* _Provided data_:
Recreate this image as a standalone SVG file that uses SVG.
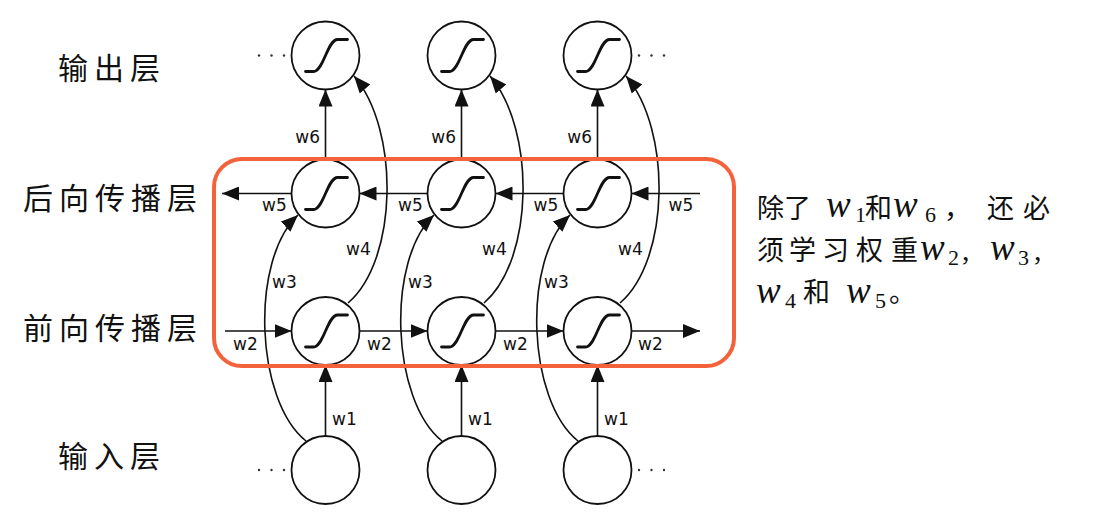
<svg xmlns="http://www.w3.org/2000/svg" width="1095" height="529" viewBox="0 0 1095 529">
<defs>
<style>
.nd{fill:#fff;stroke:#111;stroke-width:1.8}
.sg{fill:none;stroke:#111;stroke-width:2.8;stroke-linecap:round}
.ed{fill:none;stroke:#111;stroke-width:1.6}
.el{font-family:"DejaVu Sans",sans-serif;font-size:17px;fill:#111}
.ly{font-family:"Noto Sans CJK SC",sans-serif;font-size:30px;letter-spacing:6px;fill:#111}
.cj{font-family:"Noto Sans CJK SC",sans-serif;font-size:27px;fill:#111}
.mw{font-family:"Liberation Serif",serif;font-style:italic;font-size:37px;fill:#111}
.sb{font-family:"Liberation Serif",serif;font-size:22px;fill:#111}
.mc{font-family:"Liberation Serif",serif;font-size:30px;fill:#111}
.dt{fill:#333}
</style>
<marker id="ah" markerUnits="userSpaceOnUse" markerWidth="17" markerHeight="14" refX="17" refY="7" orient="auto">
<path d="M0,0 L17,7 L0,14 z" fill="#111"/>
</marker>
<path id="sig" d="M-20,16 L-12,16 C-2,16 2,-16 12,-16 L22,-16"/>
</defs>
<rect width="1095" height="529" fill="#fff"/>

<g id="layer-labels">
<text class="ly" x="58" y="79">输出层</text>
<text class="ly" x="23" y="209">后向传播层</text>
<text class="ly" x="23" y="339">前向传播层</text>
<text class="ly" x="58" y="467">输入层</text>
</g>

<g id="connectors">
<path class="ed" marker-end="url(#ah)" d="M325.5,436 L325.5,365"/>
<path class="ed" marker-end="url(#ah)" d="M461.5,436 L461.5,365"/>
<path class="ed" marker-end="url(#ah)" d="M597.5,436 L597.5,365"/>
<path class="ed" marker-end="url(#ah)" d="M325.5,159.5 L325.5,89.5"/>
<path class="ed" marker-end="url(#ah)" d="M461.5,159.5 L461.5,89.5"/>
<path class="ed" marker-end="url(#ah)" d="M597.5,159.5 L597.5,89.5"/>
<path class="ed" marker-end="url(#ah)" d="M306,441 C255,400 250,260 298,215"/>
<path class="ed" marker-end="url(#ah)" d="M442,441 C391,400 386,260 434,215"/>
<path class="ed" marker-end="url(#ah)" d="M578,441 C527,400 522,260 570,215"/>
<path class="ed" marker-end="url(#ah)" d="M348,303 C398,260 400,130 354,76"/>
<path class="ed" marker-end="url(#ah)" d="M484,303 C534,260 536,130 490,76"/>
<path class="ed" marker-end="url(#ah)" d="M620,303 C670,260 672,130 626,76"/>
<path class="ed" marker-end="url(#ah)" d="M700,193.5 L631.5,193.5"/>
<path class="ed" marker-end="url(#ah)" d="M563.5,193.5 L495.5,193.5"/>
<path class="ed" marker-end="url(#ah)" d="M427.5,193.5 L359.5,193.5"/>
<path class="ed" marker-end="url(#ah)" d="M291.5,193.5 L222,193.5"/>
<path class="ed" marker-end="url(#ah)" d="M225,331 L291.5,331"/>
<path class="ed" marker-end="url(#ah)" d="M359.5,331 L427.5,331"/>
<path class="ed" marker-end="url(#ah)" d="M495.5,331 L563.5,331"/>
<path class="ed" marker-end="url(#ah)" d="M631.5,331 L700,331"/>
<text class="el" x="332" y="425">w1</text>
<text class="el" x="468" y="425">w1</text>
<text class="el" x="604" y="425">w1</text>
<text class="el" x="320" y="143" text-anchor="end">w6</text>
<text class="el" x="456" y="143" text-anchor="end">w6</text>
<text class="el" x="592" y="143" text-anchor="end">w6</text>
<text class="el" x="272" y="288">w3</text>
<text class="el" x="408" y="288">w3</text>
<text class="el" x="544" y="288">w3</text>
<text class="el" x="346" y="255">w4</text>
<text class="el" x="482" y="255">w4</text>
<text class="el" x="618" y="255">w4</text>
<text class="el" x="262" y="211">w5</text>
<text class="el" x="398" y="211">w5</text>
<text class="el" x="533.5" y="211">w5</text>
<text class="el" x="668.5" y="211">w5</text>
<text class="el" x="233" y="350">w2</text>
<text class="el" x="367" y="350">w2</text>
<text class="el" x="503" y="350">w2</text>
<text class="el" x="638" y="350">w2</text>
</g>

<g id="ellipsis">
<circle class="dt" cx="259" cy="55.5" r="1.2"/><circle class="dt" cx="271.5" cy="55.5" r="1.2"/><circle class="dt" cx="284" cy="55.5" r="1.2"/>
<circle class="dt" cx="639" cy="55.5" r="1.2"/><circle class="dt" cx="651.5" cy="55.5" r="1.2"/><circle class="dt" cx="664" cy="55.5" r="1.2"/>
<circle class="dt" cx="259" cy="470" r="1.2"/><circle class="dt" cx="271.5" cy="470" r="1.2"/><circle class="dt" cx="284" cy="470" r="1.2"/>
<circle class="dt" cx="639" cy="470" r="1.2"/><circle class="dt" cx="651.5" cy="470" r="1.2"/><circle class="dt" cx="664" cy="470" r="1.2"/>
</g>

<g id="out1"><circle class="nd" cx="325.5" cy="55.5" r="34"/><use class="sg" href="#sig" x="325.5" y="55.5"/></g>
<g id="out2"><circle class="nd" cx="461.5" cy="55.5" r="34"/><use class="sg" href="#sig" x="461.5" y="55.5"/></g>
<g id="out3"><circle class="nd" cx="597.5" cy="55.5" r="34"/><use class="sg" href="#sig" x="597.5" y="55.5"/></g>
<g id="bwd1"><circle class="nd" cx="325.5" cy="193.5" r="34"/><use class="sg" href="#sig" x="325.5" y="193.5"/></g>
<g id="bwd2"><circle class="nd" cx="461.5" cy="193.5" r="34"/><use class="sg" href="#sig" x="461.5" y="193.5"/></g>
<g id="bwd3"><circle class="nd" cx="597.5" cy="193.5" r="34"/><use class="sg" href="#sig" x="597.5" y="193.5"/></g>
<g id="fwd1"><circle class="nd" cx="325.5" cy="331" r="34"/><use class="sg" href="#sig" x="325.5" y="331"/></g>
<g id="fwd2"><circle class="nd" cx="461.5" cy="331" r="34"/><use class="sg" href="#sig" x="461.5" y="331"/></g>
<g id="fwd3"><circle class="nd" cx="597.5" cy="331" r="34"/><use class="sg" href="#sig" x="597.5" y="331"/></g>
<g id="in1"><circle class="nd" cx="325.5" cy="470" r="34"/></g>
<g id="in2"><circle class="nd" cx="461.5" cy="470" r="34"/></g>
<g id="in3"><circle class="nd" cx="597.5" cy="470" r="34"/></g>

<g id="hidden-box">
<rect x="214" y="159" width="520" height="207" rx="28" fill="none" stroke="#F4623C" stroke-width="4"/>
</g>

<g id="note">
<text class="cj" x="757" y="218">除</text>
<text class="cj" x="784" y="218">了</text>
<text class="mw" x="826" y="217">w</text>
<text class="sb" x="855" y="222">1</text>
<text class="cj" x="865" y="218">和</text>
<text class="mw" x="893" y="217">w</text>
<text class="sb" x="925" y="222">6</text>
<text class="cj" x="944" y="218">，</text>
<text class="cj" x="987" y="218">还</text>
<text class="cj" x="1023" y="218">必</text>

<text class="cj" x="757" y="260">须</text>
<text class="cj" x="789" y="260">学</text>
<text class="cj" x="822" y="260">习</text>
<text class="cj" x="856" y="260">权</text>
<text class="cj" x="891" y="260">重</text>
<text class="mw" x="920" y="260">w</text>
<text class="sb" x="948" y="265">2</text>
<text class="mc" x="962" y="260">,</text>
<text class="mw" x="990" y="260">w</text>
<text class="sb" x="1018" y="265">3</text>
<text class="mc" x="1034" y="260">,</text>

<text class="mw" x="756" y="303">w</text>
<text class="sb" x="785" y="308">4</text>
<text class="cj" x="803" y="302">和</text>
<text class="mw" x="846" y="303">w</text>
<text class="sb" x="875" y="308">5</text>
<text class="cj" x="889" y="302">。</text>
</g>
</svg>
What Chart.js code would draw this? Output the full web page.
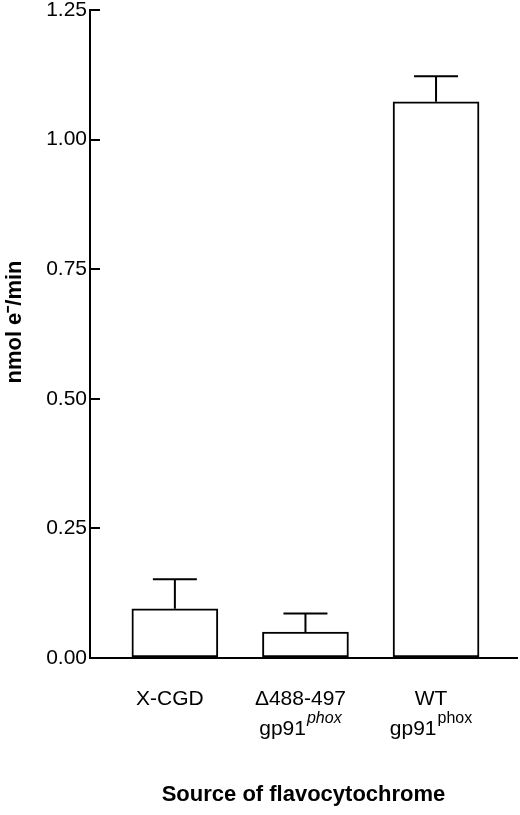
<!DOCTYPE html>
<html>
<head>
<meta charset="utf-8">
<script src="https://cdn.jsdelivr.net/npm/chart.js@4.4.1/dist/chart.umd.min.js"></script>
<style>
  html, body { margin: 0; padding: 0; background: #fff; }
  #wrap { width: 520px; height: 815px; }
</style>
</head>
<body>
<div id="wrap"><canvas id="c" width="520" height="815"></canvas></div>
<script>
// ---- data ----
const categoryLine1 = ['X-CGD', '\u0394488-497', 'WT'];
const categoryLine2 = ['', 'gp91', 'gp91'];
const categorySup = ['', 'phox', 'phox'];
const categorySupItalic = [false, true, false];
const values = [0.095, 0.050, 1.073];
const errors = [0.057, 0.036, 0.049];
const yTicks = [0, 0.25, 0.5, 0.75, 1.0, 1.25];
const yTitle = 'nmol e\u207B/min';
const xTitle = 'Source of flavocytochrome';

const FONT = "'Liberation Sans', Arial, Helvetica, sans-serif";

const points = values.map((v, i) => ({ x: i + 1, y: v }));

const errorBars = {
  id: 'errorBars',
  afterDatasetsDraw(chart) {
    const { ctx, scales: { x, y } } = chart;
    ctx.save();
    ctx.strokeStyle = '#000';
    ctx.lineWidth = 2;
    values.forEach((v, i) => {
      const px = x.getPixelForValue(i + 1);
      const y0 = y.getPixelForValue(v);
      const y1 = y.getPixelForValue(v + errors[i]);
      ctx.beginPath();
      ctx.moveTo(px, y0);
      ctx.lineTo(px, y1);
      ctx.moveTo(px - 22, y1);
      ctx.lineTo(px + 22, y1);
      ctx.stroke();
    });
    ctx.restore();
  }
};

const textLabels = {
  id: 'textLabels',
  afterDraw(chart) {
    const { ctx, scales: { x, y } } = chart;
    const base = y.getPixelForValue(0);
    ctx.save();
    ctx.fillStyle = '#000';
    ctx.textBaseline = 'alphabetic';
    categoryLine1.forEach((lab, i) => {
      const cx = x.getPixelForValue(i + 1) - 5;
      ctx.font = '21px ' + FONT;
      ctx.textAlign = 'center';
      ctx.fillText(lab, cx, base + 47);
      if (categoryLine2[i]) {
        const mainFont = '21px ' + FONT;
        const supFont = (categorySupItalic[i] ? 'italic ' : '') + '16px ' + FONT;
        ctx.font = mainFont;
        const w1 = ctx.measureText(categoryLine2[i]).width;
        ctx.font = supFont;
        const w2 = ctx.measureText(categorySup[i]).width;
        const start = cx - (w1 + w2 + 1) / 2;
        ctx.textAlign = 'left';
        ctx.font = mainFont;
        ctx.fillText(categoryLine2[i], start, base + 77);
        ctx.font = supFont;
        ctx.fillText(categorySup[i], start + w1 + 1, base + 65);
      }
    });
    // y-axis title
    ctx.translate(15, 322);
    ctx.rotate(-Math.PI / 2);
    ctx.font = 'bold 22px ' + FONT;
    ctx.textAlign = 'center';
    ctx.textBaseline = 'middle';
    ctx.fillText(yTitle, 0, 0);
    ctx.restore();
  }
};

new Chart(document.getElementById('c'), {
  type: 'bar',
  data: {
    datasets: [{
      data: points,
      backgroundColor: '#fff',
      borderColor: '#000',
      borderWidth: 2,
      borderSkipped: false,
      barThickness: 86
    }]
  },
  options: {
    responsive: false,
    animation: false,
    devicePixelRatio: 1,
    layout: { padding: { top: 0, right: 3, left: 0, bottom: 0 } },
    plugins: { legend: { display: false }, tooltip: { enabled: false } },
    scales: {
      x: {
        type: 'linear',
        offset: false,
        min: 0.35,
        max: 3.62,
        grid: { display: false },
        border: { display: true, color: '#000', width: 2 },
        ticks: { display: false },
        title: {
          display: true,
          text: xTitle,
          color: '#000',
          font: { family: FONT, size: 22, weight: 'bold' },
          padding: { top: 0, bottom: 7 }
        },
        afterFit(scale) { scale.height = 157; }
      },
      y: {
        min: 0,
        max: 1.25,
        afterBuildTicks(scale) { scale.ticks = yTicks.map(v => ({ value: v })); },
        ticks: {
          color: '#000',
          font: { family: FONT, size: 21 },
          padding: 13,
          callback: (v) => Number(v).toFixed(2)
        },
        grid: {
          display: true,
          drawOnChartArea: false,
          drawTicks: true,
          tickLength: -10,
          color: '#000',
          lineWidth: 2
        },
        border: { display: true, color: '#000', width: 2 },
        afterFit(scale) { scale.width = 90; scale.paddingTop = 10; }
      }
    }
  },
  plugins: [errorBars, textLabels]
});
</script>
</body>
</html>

* _Set exercise_: Wherever a line in the data above holds "this", copy that line.

* _Output_:
Recreate this image as a standalone SVG file that uses SVG.
What Chart.js code would draw this? Output the full web page.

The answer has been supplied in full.